-- BEGIN --

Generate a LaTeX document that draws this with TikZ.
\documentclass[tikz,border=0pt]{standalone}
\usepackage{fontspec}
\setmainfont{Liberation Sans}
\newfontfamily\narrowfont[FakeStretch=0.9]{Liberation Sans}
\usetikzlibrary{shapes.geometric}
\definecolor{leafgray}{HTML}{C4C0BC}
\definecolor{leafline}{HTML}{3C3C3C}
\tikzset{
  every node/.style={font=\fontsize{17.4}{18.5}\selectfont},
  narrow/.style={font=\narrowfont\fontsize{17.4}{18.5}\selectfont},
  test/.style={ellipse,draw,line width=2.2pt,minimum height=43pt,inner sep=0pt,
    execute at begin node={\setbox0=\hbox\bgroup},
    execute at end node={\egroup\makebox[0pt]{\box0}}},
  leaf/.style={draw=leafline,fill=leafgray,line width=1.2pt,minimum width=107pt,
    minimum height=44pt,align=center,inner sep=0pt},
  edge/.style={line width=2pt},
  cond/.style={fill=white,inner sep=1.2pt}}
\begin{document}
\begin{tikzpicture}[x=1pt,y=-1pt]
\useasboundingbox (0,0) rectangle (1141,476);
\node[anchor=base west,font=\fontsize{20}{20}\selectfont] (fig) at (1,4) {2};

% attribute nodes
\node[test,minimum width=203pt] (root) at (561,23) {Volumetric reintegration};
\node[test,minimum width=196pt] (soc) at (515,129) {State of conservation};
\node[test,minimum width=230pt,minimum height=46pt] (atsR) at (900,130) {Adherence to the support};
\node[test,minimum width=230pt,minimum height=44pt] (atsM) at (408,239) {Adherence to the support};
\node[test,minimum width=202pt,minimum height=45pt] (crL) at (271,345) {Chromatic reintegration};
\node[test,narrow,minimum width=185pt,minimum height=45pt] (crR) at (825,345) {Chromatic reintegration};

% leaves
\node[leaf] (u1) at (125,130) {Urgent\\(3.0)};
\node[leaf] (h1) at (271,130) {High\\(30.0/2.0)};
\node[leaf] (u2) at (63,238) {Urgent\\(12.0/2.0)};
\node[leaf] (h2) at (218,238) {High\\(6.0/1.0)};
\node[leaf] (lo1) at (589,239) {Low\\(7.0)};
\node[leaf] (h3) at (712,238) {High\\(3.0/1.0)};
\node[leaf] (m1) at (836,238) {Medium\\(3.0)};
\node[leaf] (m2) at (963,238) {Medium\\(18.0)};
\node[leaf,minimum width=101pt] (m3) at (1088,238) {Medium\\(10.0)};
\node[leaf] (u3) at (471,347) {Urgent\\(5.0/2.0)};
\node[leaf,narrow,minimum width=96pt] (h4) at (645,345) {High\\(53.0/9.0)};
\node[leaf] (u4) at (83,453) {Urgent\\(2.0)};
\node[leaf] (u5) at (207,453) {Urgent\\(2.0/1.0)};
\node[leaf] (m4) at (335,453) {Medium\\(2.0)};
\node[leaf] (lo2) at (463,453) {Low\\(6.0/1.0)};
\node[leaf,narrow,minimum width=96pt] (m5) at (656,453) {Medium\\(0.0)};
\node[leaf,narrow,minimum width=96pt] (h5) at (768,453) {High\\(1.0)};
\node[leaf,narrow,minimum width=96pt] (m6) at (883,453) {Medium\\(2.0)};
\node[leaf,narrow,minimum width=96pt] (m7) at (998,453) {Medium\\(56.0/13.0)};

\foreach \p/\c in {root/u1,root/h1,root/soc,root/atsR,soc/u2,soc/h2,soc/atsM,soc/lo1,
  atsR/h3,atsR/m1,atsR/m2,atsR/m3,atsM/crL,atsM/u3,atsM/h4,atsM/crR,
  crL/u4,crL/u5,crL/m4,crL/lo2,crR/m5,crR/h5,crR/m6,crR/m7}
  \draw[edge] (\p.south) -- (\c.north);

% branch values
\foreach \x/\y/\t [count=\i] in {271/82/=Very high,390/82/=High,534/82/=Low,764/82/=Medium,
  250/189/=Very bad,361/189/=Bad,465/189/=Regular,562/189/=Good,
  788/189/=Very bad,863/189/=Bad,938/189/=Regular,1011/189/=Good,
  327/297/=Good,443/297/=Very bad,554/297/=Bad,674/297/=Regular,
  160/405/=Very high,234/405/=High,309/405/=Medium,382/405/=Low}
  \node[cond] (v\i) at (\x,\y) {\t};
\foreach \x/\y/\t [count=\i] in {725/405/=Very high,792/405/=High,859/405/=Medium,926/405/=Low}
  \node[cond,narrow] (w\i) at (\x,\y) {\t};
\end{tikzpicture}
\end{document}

-- END --

Repeat the material above exactly.

**CORRECT RESPONSE:**
Generate a LaTeX document that draws this with TikZ.
\documentclass[tikz,border=0pt]{standalone}
\usepackage{fontspec}
\setmainfont{Liberation Sans}
\newfontfamily\narrowfont[FakeStretch=0.9]{Liberation Sans}
\usetikzlibrary{shapes.geometric}
\definecolor{leafgray}{HTML}{C4C0BC}
\definecolor{leafline}{HTML}{3C3C3C}
\tikzset{
  every node/.style={font=\fontsize{17.4}{18.5}\selectfont},
  narrow/.style={font=\narrowfont\fontsize{17.4}{18.5}\selectfont},
  test/.style={ellipse,draw,line width=2.2pt,minimum height=43pt,inner sep=0pt,
    execute at begin node={\setbox0=\hbox\bgroup},
    execute at end node={\egroup\makebox[0pt]{\box0}}},
  leaf/.style={draw=leafline,fill=leafgray,line width=1.2pt,minimum width=107pt,
    minimum height=44pt,align=center,inner sep=0pt},
  edge/.style={line width=2pt},
  cond/.style={fill=white,inner sep=1.2pt}}
\begin{document}
\begin{tikzpicture}[x=1pt,y=-1pt]
\useasboundingbox (0,0) rectangle (1141,476);
\node[anchor=base west,font=\fontsize{20}{20}\selectfont] (fig) at (1,4) {2};

% attribute nodes
\node[test,minimum width=203pt] (root) at (561,23) {Volumetric reintegration};
\node[test,minimum width=196pt] (soc) at (515,129) {State of conservation};
\node[test,minimum width=230pt,minimum height=46pt] (atsR) at (900,130) {Adherence to the support};
\node[test,minimum width=230pt,minimum height=44pt] (atsM) at (408,239) {Adherence to the support};
\node[test,minimum width=202pt,minimum height=45pt] (crL) at (271,345) {Chromatic reintegration};
\node[test,narrow,minimum width=185pt,minimum height=45pt] (crR) at (825,345) {Chromatic reintegration};

% leaves
\node[leaf] (u1) at (125,130) {Urgent\\(3.0)};
\node[leaf] (h1) at (271,130) {High\\(30.0/2.0)};
\node[leaf] (u2) at (63,238) {Urgent\\(12.0/2.0)};
\node[leaf] (h2) at (218,238) {High\\(6.0/1.0)};
\node[leaf] (lo1) at (589,239) {Low\\(7.0)};
\node[leaf] (h3) at (712,238) {High\\(3.0/1.0)};
\node[leaf] (m1) at (836,238) {Medium\\(3.0)};
\node[leaf] (m2) at (963,238) {Medium\\(18.0)};
\node[leaf,minimum width=101pt] (m3) at (1088,238) {Medium\\(10.0)};
\node[leaf] (u3) at (471,347) {Urgent\\(5.0/2.0)};
\node[leaf,narrow,minimum width=96pt] (h4) at (645,345) {High\\(53.0/9.0)};
\node[leaf] (u4) at (83,453) {Urgent\\(2.0)};
\node[leaf] (u5) at (207,453) {Urgent\\(2.0/1.0)};
\node[leaf] (m4) at (335,453) {Medium\\(2.0)};
\node[leaf] (lo2) at (463,453) {Low\\(6.0/1.0)};
\node[leaf,narrow,minimum width=96pt] (m5) at (656,453) {Medium\\(0.0)};
\node[leaf,narrow,minimum width=96pt] (h5) at (768,453) {High\\(1.0)};
\node[leaf,narrow,minimum width=96pt] (m6) at (883,453) {Medium\\(2.0)};
\node[leaf,narrow,minimum width=96pt] (m7) at (998,453) {Medium\\(56.0/13.0)};

\foreach \p/\c in {root/u1,root/h1,root/soc,root/atsR,soc/u2,soc/h2,soc/atsM,soc/lo1,
  atsR/h3,atsR/m1,atsR/m2,atsR/m3,atsM/crL,atsM/u3,atsM/h4,atsM/crR,
  crL/u4,crL/u5,crL/m4,crL/lo2,crR/m5,crR/h5,crR/m6,crR/m7}
  \draw[edge] (\p.south) -- (\c.north);

% branch values
\foreach \x/\y/\t [count=\i] in {271/82/=Very high,390/82/=High,534/82/=Low,764/82/=Medium,
  250/189/=Very bad,361/189/=Bad,465/189/=Regular,562/189/=Good,
  788/189/=Very bad,863/189/=Bad,938/189/=Regular,1011/189/=Good,
  327/297/=Good,443/297/=Very bad,554/297/=Bad,674/297/=Regular,
  160/405/=Very high,234/405/=High,309/405/=Medium,382/405/=Low}
  \node[cond] (v\i) at (\x,\y) {\t};
\foreach \x/\y/\t [count=\i] in {725/405/=Very high,792/405/=High,859/405/=Medium,926/405/=Low}
  \node[cond,narrow] (w\i) at (\x,\y) {\t};
\end{tikzpicture}
\end{document}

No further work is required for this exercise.